Place name meaning Charles's town, associated with the city in South Carolina.
Charleston is a place name that migrated into the personal name canon, formed from Charles — the Latinized form of the Germanic Karl, meaning free man — combined with the Old English suffix ton, meaning settlement or estate. The city of Charleston, South Carolina was named in 1670 in honor of King Charles II of England, and the West Virginia city that followed bears the same lineage. As a given name, Charleston carries the long-established Anglo-American tradition of honoring geography — naming children after places that hold family, historical, or patriotic meaning.

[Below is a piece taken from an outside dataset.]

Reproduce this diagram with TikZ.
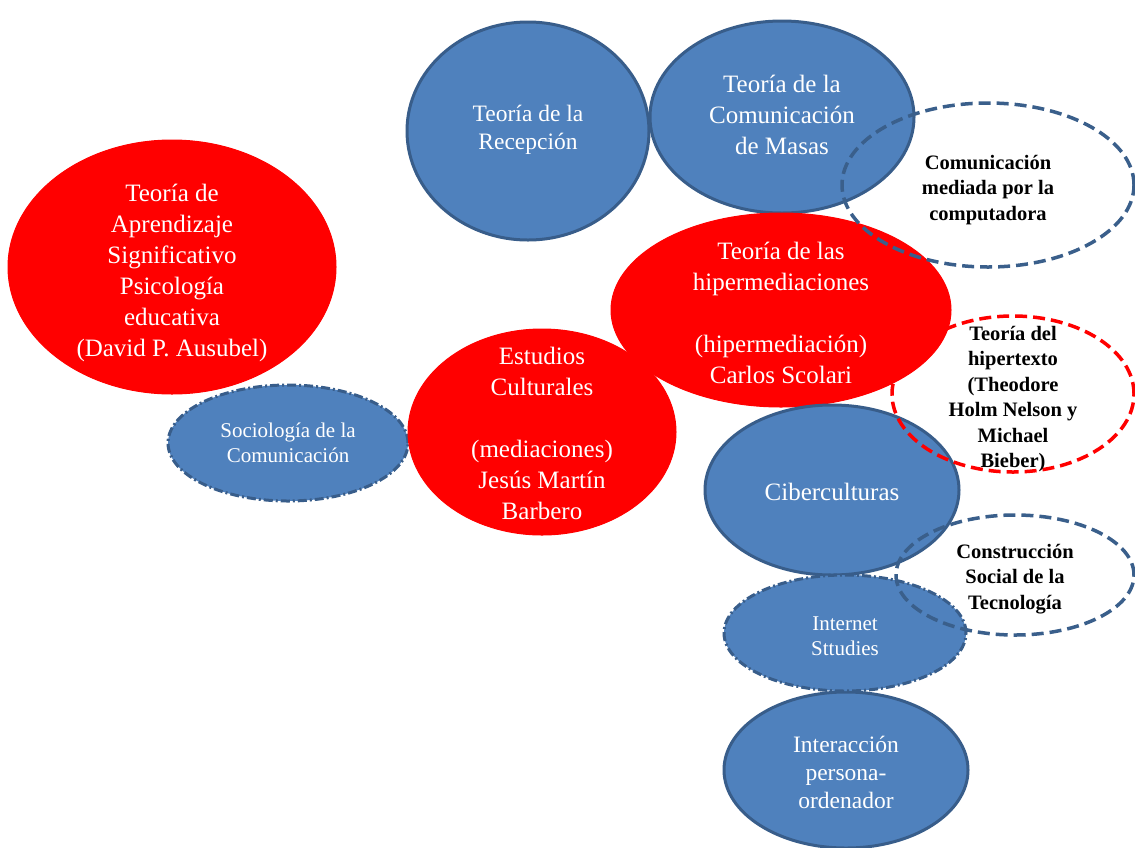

The name is inseparable from two powerful cultural forces. First, there is Charleston's dense and complicated American history: the city in South Carolina was one of the primary ports of the transatlantic slave trade and the place where the first shots of the Civil War were fired at Fort Sumter in 1861, giving the name layers of historical weight that any bearer will eventually encounter. Second, there is the Charleston, the exuberant jazz-age dance that swept through Harlem and then the entire Western world in the 1920s, taking its name from the city and embedding it permanently in the soundtrack of the Jazz Age.
As a given name, Charleston is most common in the American South, where place-name naming traditions run deep. It is imposing without being pretentious, and its natural nickname Charlie softens it considerably. The name suits families who want something rooted in American history, carrying the grandeur of a place name with the familiarity of the Charles lineage running beneath it.